** Start Data block **
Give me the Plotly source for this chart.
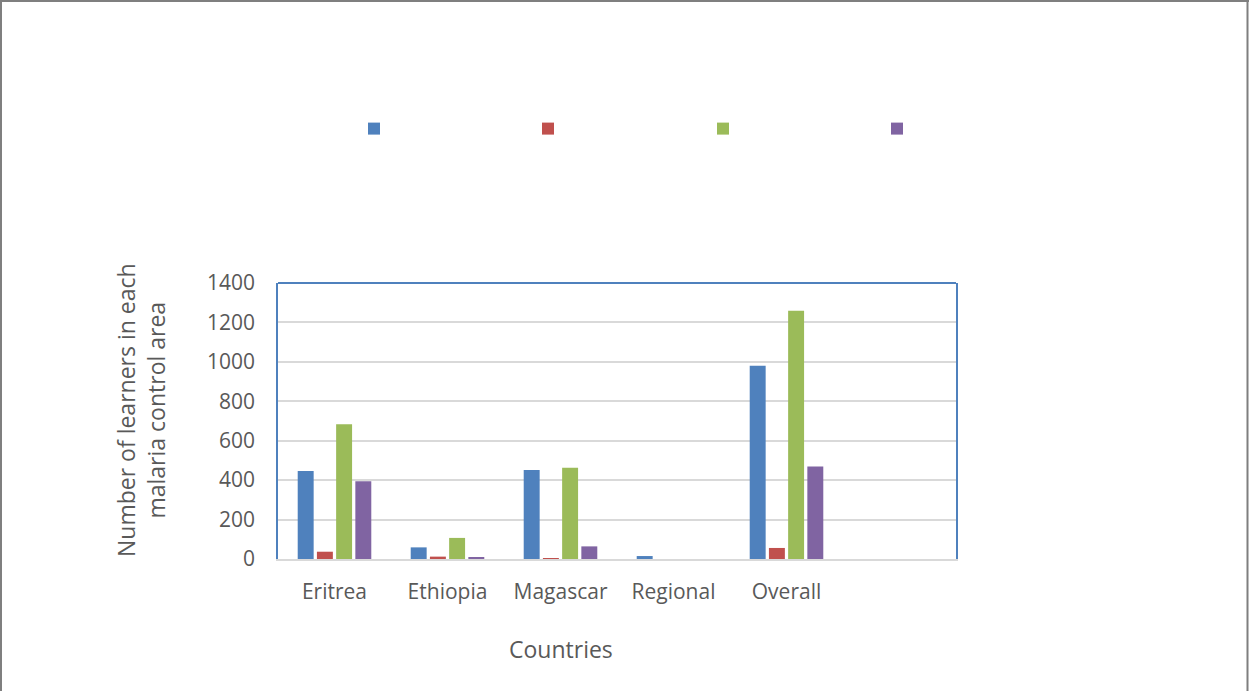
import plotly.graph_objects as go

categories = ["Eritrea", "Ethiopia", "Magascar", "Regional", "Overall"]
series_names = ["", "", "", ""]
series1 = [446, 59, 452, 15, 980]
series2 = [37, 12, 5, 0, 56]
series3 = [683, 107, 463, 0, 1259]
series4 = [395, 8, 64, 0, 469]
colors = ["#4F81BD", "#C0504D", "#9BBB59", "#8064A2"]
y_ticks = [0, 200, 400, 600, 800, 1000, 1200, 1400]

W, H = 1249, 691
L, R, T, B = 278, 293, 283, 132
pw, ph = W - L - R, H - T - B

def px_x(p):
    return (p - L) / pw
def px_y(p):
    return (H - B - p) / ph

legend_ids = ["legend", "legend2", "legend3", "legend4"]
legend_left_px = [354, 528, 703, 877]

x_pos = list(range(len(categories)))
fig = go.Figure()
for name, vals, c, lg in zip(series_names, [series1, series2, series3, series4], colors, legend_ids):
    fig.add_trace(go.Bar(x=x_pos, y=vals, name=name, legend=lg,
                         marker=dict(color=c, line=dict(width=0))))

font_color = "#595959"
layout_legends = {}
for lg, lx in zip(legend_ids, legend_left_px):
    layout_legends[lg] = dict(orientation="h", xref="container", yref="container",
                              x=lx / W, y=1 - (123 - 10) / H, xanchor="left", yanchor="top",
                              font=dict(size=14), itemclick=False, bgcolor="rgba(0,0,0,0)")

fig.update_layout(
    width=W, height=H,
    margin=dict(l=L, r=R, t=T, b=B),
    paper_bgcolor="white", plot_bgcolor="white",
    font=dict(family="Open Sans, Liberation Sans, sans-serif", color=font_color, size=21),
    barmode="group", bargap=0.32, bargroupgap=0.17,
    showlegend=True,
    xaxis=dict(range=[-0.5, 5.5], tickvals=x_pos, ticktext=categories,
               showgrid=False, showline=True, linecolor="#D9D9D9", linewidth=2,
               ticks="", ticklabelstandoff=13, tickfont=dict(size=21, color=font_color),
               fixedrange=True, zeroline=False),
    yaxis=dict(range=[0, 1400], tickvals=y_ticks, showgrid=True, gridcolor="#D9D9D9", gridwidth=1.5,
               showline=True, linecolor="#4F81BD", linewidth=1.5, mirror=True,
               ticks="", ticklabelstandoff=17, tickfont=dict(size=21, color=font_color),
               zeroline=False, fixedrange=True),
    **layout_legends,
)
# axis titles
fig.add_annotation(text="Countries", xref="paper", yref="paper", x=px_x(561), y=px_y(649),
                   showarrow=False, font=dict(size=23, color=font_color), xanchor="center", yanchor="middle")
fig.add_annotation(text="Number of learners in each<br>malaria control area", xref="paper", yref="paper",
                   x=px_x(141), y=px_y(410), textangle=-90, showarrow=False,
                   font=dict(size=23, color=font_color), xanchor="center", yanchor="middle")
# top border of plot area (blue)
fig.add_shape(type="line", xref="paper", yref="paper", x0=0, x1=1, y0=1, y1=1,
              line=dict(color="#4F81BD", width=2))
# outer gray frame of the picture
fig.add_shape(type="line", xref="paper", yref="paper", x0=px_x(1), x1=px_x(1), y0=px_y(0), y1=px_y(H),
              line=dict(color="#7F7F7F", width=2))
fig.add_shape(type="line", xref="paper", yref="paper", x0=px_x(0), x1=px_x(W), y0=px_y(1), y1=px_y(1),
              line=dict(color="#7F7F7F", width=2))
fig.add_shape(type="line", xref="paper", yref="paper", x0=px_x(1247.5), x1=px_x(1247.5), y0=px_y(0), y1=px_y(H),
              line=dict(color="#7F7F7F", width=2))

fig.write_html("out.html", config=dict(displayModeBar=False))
** End Data block **
- Problem requirements
Repeat the lines of the listing above verbatim, beginning at its first line and ending at the line containing "marker=dict(color=c, line=dict(width=0))))", which is included. Omit pictures.

- Final answer
Give me the Plotly source for this chart.
import plotly.graph_objects as go

categories = ["Eritrea", "Ethiopia", "Magascar", "Regional", "Overall"]
series_names = ["", "", "", ""]
series1 = [446, 59, 452, 15, 980]
series2 = [37, 12, 5, 0, 56]
series3 = [683, 107, 463, 0, 1259]
series4 = [395, 8, 64, 0, 469]
colors = ["#4F81BD", "#C0504D", "#9BBB59", "#8064A2"]
y_ticks = [0, 200, 400, 600, 800, 1000, 1200, 1400]

W, H = 1249, 691
L, R, T, B = 278, 293, 283, 132
pw, ph = W - L - R, H - T - B

def px_x(p):
    return (p - L) / pw
def px_y(p):
    return (H - B - p) / ph

legend_ids = ["legend", "legend2", "legend3", "legend4"]
legend_left_px = [354, 528, 703, 877]

x_pos = list(range(len(categories)))
fig = go.Figure()
for name, vals, c, lg in zip(series_names, [series1, series2, series3, series4], colors, legend_ids):
    fig.add_trace(go.Bar(x=x_pos, y=vals, name=name, legend=lg,
                         marker=dict(color=c, line=dict(width=0))))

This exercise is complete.